COMFORT: Not important. Keep it >1 so you’re not sitting on a literal brick, but any comfort score above 1 isn’t necessary and will not earn you points. Keep in mind that I’m giving you the car with an extremely barebones 1.8 comfort already, as the RC trim doesn’t come with an infotainment system or like… air conditioning… or several pieces of interior plastic trim. It’s pretty barebones as it is, so be careful with comfort.
FUEL ECONOMY: Not important. This is a track car, not a daily driver, and the fuel tank is big enough that even with 1 mpg you’ll be able to run some laps. (Also, I couldn’t get the gas mileage to be accurate to the real car anyway)

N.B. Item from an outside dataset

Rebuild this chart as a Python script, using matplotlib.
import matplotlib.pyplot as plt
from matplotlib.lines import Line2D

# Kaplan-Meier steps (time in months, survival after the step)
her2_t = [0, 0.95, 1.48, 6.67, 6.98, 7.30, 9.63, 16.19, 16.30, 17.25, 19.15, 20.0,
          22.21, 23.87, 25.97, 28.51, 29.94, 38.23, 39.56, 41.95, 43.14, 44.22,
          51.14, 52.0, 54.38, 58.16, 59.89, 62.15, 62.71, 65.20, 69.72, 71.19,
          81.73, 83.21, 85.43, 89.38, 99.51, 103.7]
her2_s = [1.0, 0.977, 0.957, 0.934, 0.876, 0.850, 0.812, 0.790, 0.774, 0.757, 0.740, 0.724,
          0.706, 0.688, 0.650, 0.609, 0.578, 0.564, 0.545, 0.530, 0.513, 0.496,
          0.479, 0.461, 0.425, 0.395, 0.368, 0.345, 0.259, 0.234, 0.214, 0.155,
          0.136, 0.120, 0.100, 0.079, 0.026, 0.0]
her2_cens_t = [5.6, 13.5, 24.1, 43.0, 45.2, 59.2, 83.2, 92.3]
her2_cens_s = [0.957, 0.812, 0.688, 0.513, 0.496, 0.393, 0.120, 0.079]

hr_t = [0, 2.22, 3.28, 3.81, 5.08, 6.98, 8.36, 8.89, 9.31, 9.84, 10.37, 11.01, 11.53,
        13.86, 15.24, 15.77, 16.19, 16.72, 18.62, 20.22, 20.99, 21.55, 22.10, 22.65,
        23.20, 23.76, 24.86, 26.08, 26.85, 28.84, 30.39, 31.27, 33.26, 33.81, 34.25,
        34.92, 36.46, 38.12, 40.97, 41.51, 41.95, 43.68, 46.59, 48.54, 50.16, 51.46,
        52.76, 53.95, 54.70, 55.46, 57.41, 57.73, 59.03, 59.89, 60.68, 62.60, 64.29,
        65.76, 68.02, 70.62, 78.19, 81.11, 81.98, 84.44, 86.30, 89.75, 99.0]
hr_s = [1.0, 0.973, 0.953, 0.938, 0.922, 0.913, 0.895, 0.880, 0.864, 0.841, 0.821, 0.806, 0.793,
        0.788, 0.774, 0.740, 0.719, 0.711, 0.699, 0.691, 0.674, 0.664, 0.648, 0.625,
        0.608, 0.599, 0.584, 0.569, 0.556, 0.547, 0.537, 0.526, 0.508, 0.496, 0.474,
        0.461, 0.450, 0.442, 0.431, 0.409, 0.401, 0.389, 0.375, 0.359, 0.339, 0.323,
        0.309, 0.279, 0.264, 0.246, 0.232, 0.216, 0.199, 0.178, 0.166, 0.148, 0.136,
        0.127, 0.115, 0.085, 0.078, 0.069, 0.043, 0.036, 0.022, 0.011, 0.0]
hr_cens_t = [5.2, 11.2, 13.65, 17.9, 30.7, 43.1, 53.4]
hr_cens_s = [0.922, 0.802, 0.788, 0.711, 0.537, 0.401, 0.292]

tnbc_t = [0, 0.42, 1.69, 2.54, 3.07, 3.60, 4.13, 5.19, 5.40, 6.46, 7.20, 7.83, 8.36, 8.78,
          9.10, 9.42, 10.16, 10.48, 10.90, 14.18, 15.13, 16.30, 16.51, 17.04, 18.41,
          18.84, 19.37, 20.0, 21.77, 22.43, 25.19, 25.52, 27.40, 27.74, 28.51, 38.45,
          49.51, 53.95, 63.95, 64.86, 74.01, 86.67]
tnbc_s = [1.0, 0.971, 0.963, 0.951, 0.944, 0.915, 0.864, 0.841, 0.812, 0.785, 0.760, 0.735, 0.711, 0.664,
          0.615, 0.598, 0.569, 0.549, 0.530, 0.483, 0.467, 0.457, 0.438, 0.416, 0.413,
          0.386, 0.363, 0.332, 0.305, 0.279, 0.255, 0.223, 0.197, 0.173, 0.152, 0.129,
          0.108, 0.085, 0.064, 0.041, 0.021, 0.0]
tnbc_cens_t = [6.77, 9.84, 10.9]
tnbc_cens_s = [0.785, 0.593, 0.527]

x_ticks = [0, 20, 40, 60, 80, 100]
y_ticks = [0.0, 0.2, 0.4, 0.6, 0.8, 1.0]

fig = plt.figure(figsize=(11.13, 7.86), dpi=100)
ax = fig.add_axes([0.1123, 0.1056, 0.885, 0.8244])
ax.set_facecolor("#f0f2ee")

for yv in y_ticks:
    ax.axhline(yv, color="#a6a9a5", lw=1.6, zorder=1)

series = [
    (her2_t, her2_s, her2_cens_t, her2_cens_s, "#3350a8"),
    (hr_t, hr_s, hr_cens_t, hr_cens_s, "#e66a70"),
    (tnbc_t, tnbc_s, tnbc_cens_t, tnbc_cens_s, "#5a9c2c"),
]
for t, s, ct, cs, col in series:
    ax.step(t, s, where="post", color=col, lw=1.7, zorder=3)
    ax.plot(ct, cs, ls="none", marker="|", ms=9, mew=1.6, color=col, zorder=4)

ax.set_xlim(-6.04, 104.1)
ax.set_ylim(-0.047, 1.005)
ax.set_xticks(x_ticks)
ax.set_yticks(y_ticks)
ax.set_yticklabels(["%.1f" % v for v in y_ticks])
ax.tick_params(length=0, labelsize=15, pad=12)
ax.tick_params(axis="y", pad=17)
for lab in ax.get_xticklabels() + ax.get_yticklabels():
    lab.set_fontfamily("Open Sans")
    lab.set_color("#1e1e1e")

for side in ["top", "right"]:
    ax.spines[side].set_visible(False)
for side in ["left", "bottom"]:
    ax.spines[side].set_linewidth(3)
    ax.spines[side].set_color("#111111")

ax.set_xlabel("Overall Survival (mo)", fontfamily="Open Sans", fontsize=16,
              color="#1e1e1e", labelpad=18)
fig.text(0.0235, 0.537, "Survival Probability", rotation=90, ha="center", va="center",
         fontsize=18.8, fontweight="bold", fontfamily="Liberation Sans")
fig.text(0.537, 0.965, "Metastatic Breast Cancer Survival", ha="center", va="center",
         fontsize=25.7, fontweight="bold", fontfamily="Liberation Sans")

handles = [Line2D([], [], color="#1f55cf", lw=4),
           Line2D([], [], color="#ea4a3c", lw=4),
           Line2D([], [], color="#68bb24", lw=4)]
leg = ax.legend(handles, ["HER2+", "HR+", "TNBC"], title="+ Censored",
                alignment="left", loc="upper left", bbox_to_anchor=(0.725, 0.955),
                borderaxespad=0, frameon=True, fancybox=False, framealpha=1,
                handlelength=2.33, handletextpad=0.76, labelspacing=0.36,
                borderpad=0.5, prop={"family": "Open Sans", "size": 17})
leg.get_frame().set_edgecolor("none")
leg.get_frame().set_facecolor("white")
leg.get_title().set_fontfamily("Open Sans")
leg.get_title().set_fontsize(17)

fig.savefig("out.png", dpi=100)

These won’t get your entry binned, but they may hurt your score. It may still be worthwhile to take the score hit if it improves your other stats enough to offset.
Engine Orientation/Transmission swaps come with 10% overall cost penalty – why would you want to get rid of the manual? oh, you’re gonna put a DCT in there? Well, that’s expensive labor right there- as is changing which wheels get power. Doing a 4WD (or FWD?) swap isn’t cheap, nor is swapping engine mounts. If you can keep it a RWD and Manual car, you’ll save some dosh.
Normally, there would be a cost penalty for replacing engine internals, but in this case, the base car “already got a forged internal kit” (because actually the engine explodes without one, thanks automation). As such, the penalty is lessened from the standard 10% to 5%. Worst case, you just returned the kit and got a different one.
Since I know you’ll all be turbo-ing the car… boost pressure of over 22.6psi requires re-engineering of several parts in the engine (which are not modeled in automation), and as such, comes with a 10% cost penalty. Find other ways to make power if possible.
Base Cost: 23800
Base Sportiness: 33.9
Base Drivability: 44.2
Base Reliability: 76.2
Base Weight: 2867lb / 1300kg
Base Automation Test Track Time: 2:32:44
Base Quarter Mile Time: 15.19s
Base Horsepower: 197.0
Base Transmission: 6 speed manual
REMINDER: Entries open at 4/19/2021 @ 12PM CST, and close at 5/3/2021 @12AM CST
Let’s see some wild f****n’ stuff in here!